LaRouche then stated in a Jan. 20 memo that "The total payments from the organization and its vendors to Computron over a twelve-month period from November 1979 onward was just under SI millions, most conservatively, of which at least a half-million was unjustified. This involves payments and accruals in excess of payments. Contrary to Costas' and Andy's lying, at no point was there a net position accrued in favor of Computron in the balance of such flows."
LaRouche went on, in the Jan. 20 memo, to describe the payments as "interest-free banking for Computron by the organization and its vendors."
Careful reading of the documents of the LaRouche/Kalimtgis dispute reveals that both factions are in tacit agreement that a large cash flow took place both ways over an extended period between NCLC and Computron. The difference between the factions is over who benefited the most from this two-way flow during the past year.

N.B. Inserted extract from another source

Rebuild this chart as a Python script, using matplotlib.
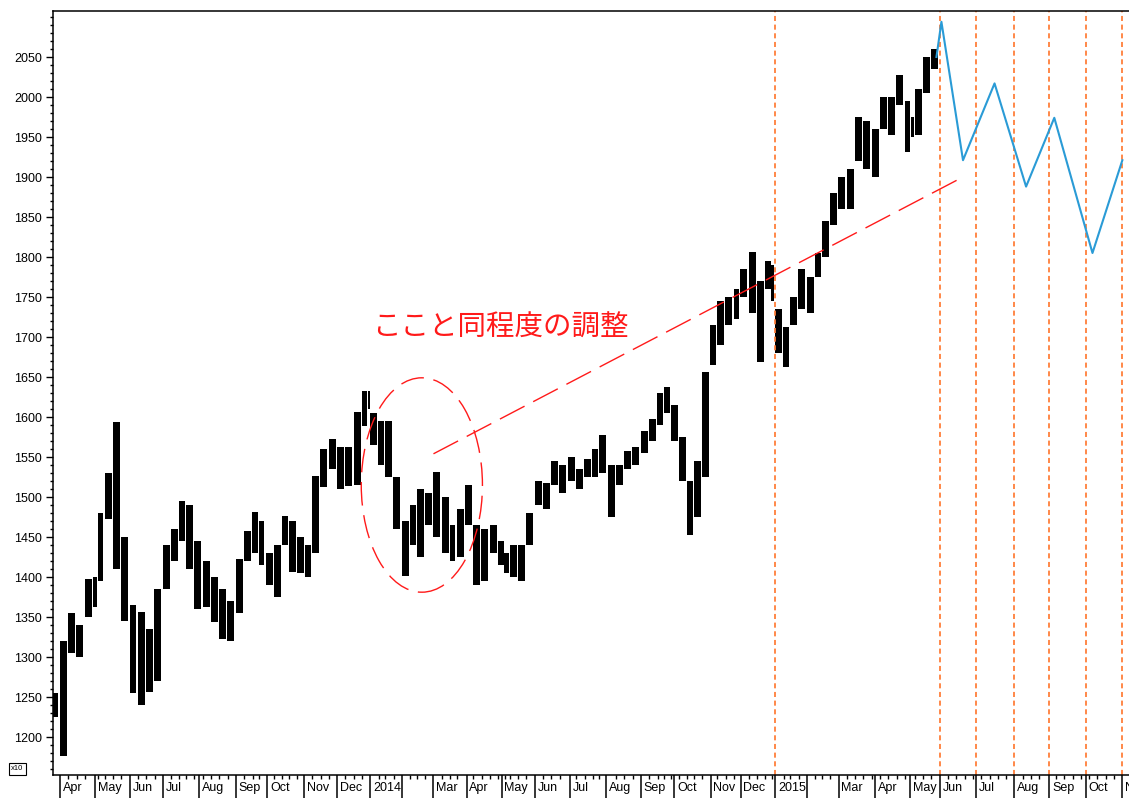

In a sense, it doesn't matter which side is telling the truth, since either way the results may be devastating to both.
If LaRouche's version is true, then Computron must explain in Bankruptcy Court why the so-called interest-free bankers (NCLC and its vendors) were not listed among Computron's creditors in the March 3 debtor's petition, and why the alleged massive loans were not listed among the firm's liabilities. In addition, LaRouche himself may have to answer to the Federal Election Commission (FEC) about possible diversion of his Presidential campaign funds (see above).
If Kalimtgis' version is true, then both Computron and LaRouche may face an FEC investigation into the possibility of illegal and unreported corporate donations to LaRouche's campaign.